Et si le placenta gardait "la mémoire" de l'exposition au tabac ? C'est ce que semble démontrer une étude dirigée par une chercheuse de l'Inserm de Grenoble. Ainsi le placenta serait affecté même si les futures mamans arrêtent de fumer.
La consommation de tabac, même lorsqu'elle est stoppée avant la grossesse, peut avoir des conséquences sur le placenta de la femme enceinte, montre une étude française publiée mercredi 6 octobre.
Des chercheurs de l'Inserm, du CNRS et de l'Université de Grenoble Alpes (UGA) ont étudié l'ADN placentaire de 568 femmes réparties en trois catégories : non-fumeuses, ayant arrêté de fumer dans les trois mois précédant la grossesse ou ayant continué à fumer avant et pendant leur grossesse.

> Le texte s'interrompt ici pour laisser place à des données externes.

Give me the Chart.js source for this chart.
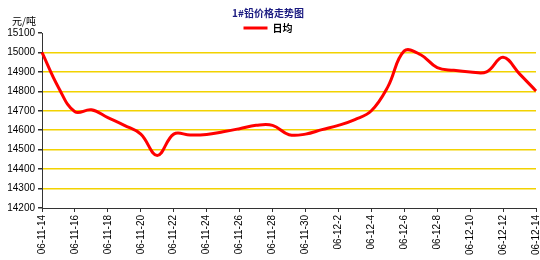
<!DOCTYPE html>
<html>
<head>
<meta charset="utf-8">
<script src="https://cdn.jsdelivr.net/npm/chart.js@4.4.1/dist/chart.umd.min.js"></script>
<style>
  html, body { margin: 0; padding: 0; background: #fff; }
  #wrap { position: relative; width: 540px; height: 260px; }
  #unit { position: absolute; left: 12px; top: 13px; font: 10px "Noto Sans CJK SC", sans-serif; color: #000; }
</style>
</head>
<body>
<div id="wrap">
  <canvas id="leadChart" width="540" height="260"></canvas>
  <div id="unit">元/吨</div>
</div>
<script>
// Dates (one per day) and daily average price, 元/吨
var dates = [
  '06-11-14', '06-11-15', '06-11-16', '06-11-17', '06-11-18', '06-11-19', '06-11-20', '06-11-21',
  '06-11-22', '06-11-23', '06-11-24', '06-11-25', '06-11-26', '06-11-27', '06-11-28', '06-11-29',
  '06-11-30', '06-12-1', '06-12-2', '06-12-3', '06-12-4', '06-12-5', '06-12-6', '06-12-7',
  '06-12-8', '06-12-9', '06-12-10', '06-12-11', '06-12-12', '06-12-13', '06-12-14'
];
var dailyAvg = [
  15000, 14820, 14695, 14705, 14665, 14625, 14580, 14470,
  14580, 14575, 14578, 14592, 14608, 14625, 14625, 14577,
  14580, 14603, 14625, 14655, 14700, 14823, 15008, 14988,
  14922, 14908, 14900, 14900, 14975, 14890, 14802
];
var yTicks = [14200, 14300, 14400, 14500, 14600, 14700, 14800, 14900, 15000, 15100];

var ctx = document.getElementById('leadChart').getContext('2d');
var chart = new Chart(ctx, {
  type: 'line',
  data: {
    labels: dates,
    datasets: [{
      label: '日均',
      data: dailyAvg,
      borderColor: '#FF0000',
      backgroundColor: '#FF0000',
      borderWidth: 3,
      pointRadius: 0,
      tension: 0.4,
      fill: false
    }]
  },
  options: {
    responsive: false,
    animation: false,
    layout: { padding: { top: 0, right: 4, left: 0, bottom: 0 } },
    plugins: {
      title: {
        display: true,
        text: '1#铅价格走势图',
        color: '#1A1A80',
        font: { size: 10, weight: 'bold', family: '"Noto Sans CJK SC", sans-serif' },
        padding: { top: 7, bottom: 4 }
      },
      legend: {
        display: true,
        position: 'top',
        labels: {
          usePointStyle: true,
          pointStyle: 'line',
          pointStyleWidth: 24,
          color: '#000',
          font: { size: 10, weight: 'bold', family: '"Noto Sans CJK SC", sans-serif' },
          padding: 0
        }
      },
      tooltip: { enabled: false }
    },
    scales: {
      x: {
        ticks: {
          autoSkip: false,
          maxRotation: 90,
          minRotation: 90,
          color: '#000',
          font: { size: 10, family: 'Arial, "Liberation Sans", sans-serif' },
          callback: function (value, index) {
            return index % 2 === 0 ? dates[index] : '';
          }
        },
        grid: {
          drawOnChartArea: false,
          drawTicks: true,
          tickLength: 4,
          tickColor: function (c) { return c.index % 2 === 0 ? '#333' : 'rgba(0,0,0,0)'; }
        },
        border: { color: '#333', width: 1 },
        afterFit: function (scale) {
          scale.height = 52;
          scale.paddingRight = 0;
          scale.paddingLeft = 0;
        }
      },
      y: {
        min: 14200,
        max: 15100,
        afterBuildTicks: function (scale) {
          scale.ticks = yTicks.map(function (v) { return { value: v }; });
        },
        ticks: {
          color: '#000',
          padding: 3,
          font: { size: 10, family: 'Arial, "Liberation Sans", sans-serif' },
          callback: function (value) { return String(value); }
        },
        grid: {
          color: function (c) {
            var v = c.tick && c.tick.value;
            return (v === 15100 || v === 14200) ? 'rgba(0,0,0,0)' : '#F2D200';
          },
          lineWidth: 1.5,
          tickLength: 4,
          tickColor: '#333'
        },
        border: { color: '#333', width: 1 },
        afterFit: function (scale) {
          scale.width = 42;
          scale.paddingTop = 0;
        }
      }
    }
  }
});

// the legend sits partly over the top of the plot, so keep its box short
var legendFit = chart.legend.fit;
chart.legend.fit = function () {
  legendFit.call(this);
  this.height = 10;
};
chart.update();
</script>
</body>
</html>
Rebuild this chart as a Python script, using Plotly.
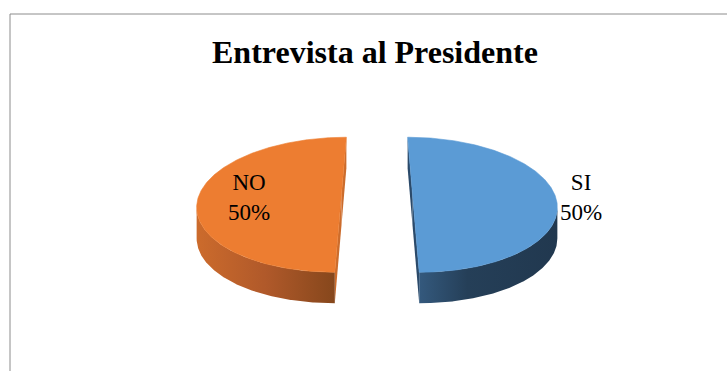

Chez les fumeuses, les scientifiques ont observé des altérations dites "épigénétiques" dans 178 régions du génome placentaire (la séquence d'ADN n'est pas modifiée, mais la façon dont les gènes s'expriment peut être affectée). Chez les anciennes fumeuses, ces altérations sont bien moins nombreuses mais ont malgré tout été retrouvées dans 26 régions, montre leur article publié dans la revue BMC Medicine.
Le placenta conserverait donc la "mémoire" de l'exposition au tabac des femmes avant leur grossesse, expliquent l'Inserm, le CNRS et l'UGA dans un communiqué accompagnant l'étude. Il a été montré que la consommation de tabac pendant la grossesse avait de nombreuses conséquences néfastes sur la santé de la mère et de l'enfant, mais "les mécanismes en jeu sont encore mal connus".
On sait par ailleurs que le placenta, vulnérable à de nombreux composés chimiques, joue un rôle crucial dans le développement du foetus. Dans l'étude, les chercheurs ont constaté que les régions altérées correspondaient le plus souvent à des zones qui contrôlent à distance l'activation ou la répression de gènes. De plus, une partie d'entre elles étaient situées sur des gènes connus pour avoir un rôle important dans le développement du foetus.
Aussi, Johanna Lepeule, chercheuse à l'Inserm qui a dirigé ces travaux, fait l'hypothèse que les modifications épigénétiques observées sur le placenta de mères fumeuses ou ex-fumeuses "pourraient en partie expliquer les effets du tabagisme observés sur le foetus et la santé ultérieure de l'enfant". "On fait l’hypothèse que ces altérations placentaires pourraient expliquer les effets du tabac qu’on observe chez l’enfant, notamment sur le poids de naissance mais aussi sur son développement, sur sa santé respiratoire ou sur son neurodévelopement par exemple", explique-t-elle dans une interview donnée à France 3 Alpes.